[Begin Dataset excerpt]

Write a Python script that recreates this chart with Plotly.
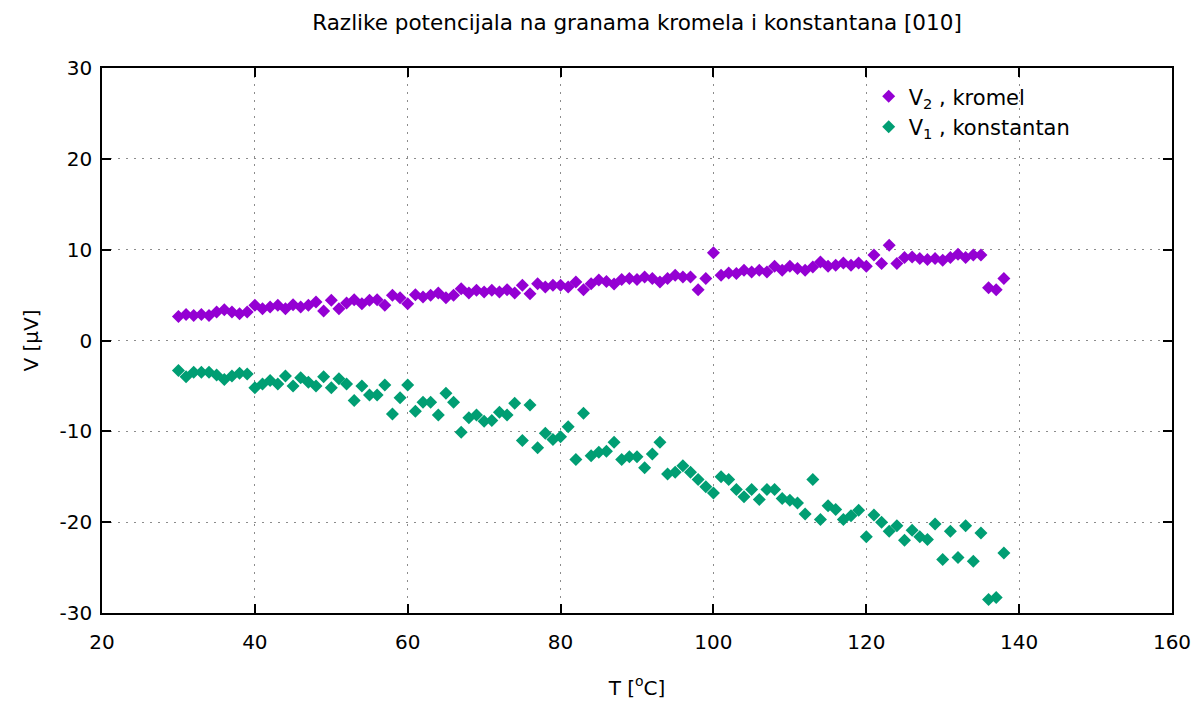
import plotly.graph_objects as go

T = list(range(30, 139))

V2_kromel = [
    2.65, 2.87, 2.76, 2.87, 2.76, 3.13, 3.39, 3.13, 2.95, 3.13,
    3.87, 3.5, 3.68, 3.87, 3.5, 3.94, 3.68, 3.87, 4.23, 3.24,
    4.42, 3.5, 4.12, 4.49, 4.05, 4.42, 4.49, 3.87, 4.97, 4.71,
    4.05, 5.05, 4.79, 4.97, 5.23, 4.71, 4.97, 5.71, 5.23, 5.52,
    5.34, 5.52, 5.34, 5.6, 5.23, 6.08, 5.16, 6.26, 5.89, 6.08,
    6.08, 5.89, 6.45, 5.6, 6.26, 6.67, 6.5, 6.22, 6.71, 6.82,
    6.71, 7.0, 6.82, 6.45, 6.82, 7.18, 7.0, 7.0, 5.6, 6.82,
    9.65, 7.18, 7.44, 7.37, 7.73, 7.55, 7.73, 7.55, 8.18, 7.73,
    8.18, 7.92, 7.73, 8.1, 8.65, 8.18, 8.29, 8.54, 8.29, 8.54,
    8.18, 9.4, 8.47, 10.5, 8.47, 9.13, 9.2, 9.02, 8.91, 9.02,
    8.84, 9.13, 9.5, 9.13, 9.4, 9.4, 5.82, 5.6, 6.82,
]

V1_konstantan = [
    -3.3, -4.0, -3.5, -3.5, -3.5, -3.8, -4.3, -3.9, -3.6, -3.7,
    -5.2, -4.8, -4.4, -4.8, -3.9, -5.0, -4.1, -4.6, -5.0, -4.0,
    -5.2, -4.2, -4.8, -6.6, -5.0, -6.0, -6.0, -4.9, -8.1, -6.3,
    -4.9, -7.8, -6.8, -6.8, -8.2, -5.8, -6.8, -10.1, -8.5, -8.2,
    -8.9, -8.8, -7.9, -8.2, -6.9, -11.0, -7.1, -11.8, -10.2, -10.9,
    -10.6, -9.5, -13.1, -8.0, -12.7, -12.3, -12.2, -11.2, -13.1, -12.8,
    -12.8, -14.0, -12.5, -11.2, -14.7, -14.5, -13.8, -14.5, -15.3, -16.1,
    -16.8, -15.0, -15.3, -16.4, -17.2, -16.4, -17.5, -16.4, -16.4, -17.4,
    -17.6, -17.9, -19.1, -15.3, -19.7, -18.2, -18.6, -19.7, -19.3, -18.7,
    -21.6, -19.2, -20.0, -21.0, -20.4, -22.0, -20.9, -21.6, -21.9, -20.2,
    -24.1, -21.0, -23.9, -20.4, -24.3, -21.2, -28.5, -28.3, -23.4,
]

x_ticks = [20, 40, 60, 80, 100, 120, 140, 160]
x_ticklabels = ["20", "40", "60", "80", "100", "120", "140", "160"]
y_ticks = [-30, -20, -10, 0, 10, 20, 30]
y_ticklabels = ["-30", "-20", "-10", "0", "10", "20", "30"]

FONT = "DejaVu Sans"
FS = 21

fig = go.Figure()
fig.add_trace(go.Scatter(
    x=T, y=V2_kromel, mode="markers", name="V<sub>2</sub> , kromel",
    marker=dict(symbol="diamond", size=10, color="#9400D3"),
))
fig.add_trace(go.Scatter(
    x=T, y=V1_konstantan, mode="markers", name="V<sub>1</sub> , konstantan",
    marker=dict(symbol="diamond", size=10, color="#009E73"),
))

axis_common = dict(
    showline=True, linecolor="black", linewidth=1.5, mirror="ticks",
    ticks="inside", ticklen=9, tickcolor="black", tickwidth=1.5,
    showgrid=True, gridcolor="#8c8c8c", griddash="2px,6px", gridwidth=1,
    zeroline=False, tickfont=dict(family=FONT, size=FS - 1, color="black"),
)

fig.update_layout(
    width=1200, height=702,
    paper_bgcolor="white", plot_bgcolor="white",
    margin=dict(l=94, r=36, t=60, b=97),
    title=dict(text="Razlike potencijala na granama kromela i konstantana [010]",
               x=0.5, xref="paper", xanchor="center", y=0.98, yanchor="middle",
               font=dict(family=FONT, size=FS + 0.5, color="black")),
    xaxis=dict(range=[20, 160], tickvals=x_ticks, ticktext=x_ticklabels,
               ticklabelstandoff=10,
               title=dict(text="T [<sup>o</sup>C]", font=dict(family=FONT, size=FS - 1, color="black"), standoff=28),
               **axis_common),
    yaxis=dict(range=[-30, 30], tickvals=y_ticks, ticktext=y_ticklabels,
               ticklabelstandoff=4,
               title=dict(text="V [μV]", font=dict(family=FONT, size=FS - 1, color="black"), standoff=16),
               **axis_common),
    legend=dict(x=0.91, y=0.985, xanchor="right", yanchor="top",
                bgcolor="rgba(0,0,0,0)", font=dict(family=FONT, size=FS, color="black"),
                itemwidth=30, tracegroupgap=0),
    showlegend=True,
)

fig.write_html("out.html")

[End Dataset excerpt]

Directive:
Write out exactly the lines between the start of the data and the line with "T = list(range(30, 139))", including both, but none of the pictures.

Exercise response:
Write a Python script that recreates this chart with Plotly.
import plotly.graph_objects as go

T = list(range(30, 139))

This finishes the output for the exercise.